Stefano Fugazzi (ABC Economics) – As Tories and Labour seem to have reached an agreement on the UK Referendum, let us assume for a moment that British people vote in favour of leaving the European Union. What are the political options in the aftermath of the vote? How could the UK-EU relations unfold?
Five options exist.
Option 1 – A Norwegian European Economic Area (EEA) model.
Option 2 – A Swiss semi-EEA/bilateral trade deal.
Option 3 – A limited customs union, similar to that held with Turkey.
Option 4 – A standard WTO-style relationship with the EU would be the most economically damaging scenario for the UK not only because the UK runs a trade deficit with the EU worth around €35 billion a year, but also because of potential knock-on effects to the much larger UK-EU trade relationship worth around €340 billion a year.
Option 5 – An entirely different type of relationship which could set a new model for relations with the EU.
‘Dura lex sed lex’ (The law is harsh, but it is the law)
Whichever relationship is adopted, the UK would still have to subject itself to most EU regulations and policies in order to gain access to the EU market.
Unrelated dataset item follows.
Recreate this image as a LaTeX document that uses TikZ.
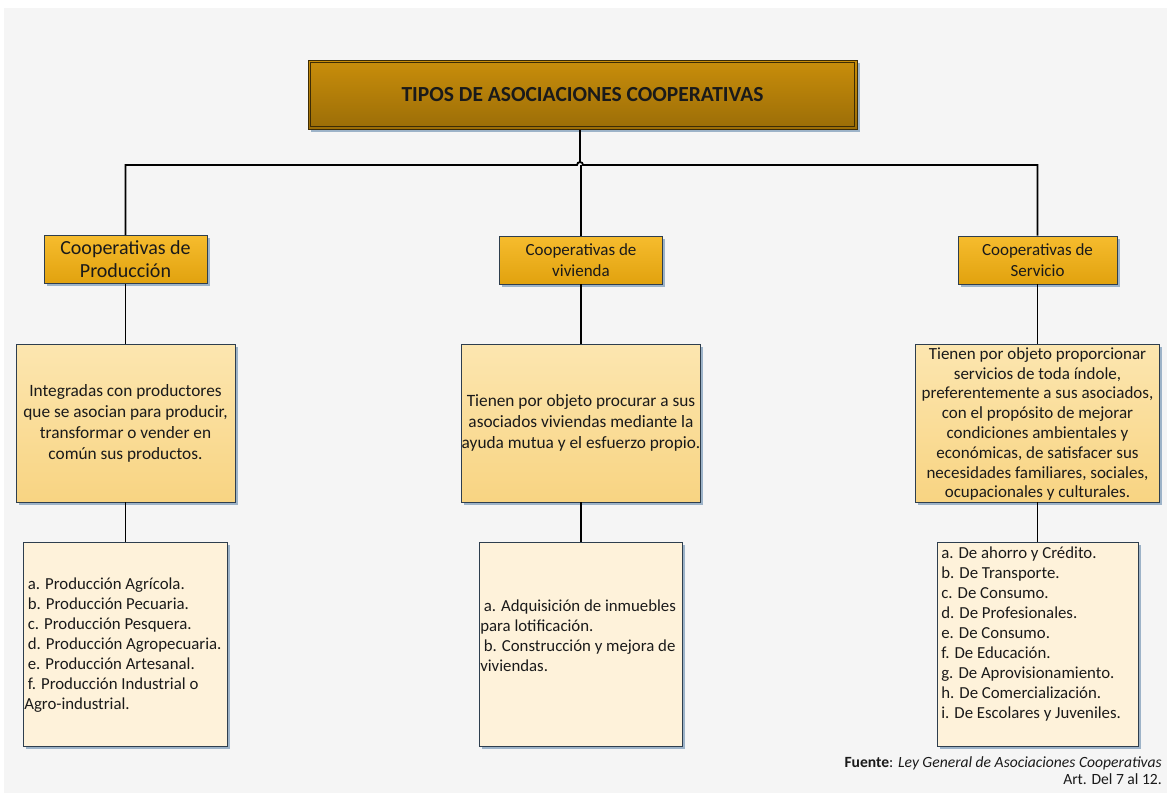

For instance, it is no secret that Britain has always been at the forefront of banking regulation, hence we are very unlikely to see a swift change of direction here.
Can EU and UK still be friends?
Whichever option is agreed upon, the EU should be prepared to face a UK expecting special treatment, behaving as if the UK and EU were equals (and viceversa) although the UK’s role will change from decision maker to decision taker, but one can expect the UK will put considerable effort into being the most effective decision maker of any non-EU state.